Adar Kahiri | Problem 1.17

Problem 1.17

May 2020

Problem: Suppose you wanted to describe an unstable particle, that spontaneously disintegrates with a 'lifetime' \(\tau\). In that case the total probability of finding the particle somewhere should not be constant, but should decrease at an exponential rate:

\[P(t) = \int_{-\infty}^{\infty} |\Psi(x, t)|^2 dx = e^{-t/\tau}.\]

\[V = V_0 - i\Gamma,\]

where \(V_0\) is the true potential energy and \(\Gamma\) is a positive real constant.

(a) Show that, in place of \(dP/dt = 0\), as with a "stable particle", we now get \(\frac{dP}{dt} = - \frac{2\Gamma}{\hbar}P\)
(b) Solve for \(P(t)\), and find the lifetime of the particle in terms of \(\Gamma\)

Solution: Starting with (a), we must evaluate the derivative of the probability function.

\[\frac{dP}{dt} = \frac{d}{dt} \int_{-\infty}^{\infty} |\Psi(x, t)|^2 dx = \int_{-\infty}^{\infty} \frac{\partial}{\partial t} (\Psi^* \Psi) dx\]

By the product rule,

\[= \int_{-\infty}^{\infty} \frac{\partial \Psi^*}{\partial t}\Psi + \frac{\partial \Psi}{\partial t}\Psi^* dx\]

Substituting in the Schrödinger equation for the derivatives with respect to time,

\[= \int_{-\infty}^{\infty} - \frac{i\hbar}{2m}\frac{\partial^2 \Psi^*}{\partial x^2}\Psi + \frac{i}{\hbar}V\Psi^*\Psi + \frac{i\hbar}{2m}\frac{\partial ^2 \Psi}{\partial x^2}\Psi^* - \frac{i}{\hbar} V\Psi^* \Psi dx\]

Remembering that \(V = V_0 - i\Gamma\) (and that \(V = V_0 + i\Gamma\) for the complex conjugate),

\[= \int_{-\infty}^{\infty} - \frac{i\hbar}{2m}\frac{\partial^2 \Psi^*}{\partial x^2}\Psi + \left(\frac{i}{\hbar}V_0 - \frac{\Gamma}{\hbar}\right)\Psi^*\Psi + \frac{i\hbar}{2m}\frac{\partial ^2 \Psi}{\partial x^2}\Psi^* - \left(\frac{i}{\hbar}V_0 + \frac{\Gamma}{\hbar}\right)\Psi^* \Psi dx\]

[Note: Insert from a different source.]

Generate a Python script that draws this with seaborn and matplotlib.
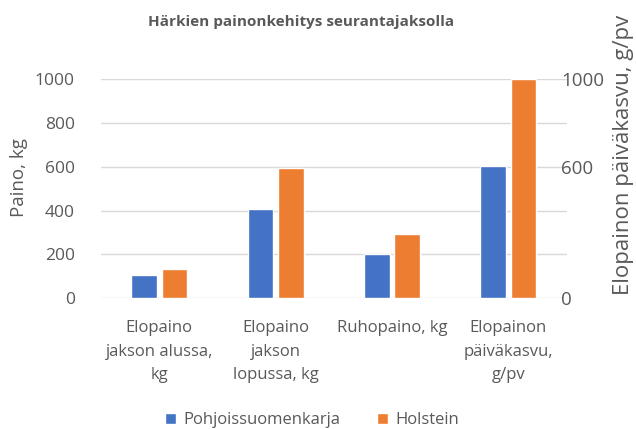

\[= \int_{-\infty}^{\infty} - \frac{i\hbar}{2m}\frac{\partial^2 \Psi^*}{\partial x^2}\Psi + \frac{i\hbar}{2m}\frac{\partial ^2 \Psi}{\partial x^2}\Psi^* - \frac{2\Gamma}{\hbar} \Psi^* \Psi dx\]

\[= - \int_{-\infty}^{\infty} \frac{\partial}{\partial x} \left(\frac{i\hbar}{2m}\frac{\partial \Psi^*}{\partial x}\Psi - \frac{i\hbar}{2m}\frac{\partial \Psi}{\partial x}\Psi^*\right)dx - \frac{2\Gamma}{\hbar} \int_{-\infty}^{\infty} \Psi^* \Psi dx\]

\[= -\left[\frac{i\hbar}{2m}\frac{\partial \Psi^*}{\partial x}\Psi - \frac{i\hbar}{2m}\frac{\partial \Psi}{\partial x}\Psi^*\right]_{-\infty}^{\infty} - \frac{2\Gamma}{\hbar} P\]

If \(\Psi\) is to be normalizable, it must go to zero as \(x\) goes to \(\pm \infty\), and so we are left with the ordinary differential equation,

\[\frac{dP}{dt} = -\frac{2\Gamma}{\hbar}P.\]

Part (b) asks us asks us to solve this equation which we can easily do via separation of variables.

\[\frac{dP}{dt} = -\frac{2\Gamma}{\hbar}P\]

\[\frac{dP}{P} = -\frac{2\Gamma}{\hbar}dt\]

\[\int \frac{dP}{P} = -\frac{2\Gamma}{\hbar} \int dt\]

\[\ln(P) = -\frac{2\Gamma}{\hbar} t + c\]

\[P = e^{-\frac{2\Gamma}{\hbar} t + c} = e^{-\frac{2\Gamma}{\hbar} t}e^c = C e^{-\frac{2\Gamma}{\hbar} t}\]

where \(C = e^c\). Relating this back to the given exponential function, \(\tau = \hbar/2\Gamma\).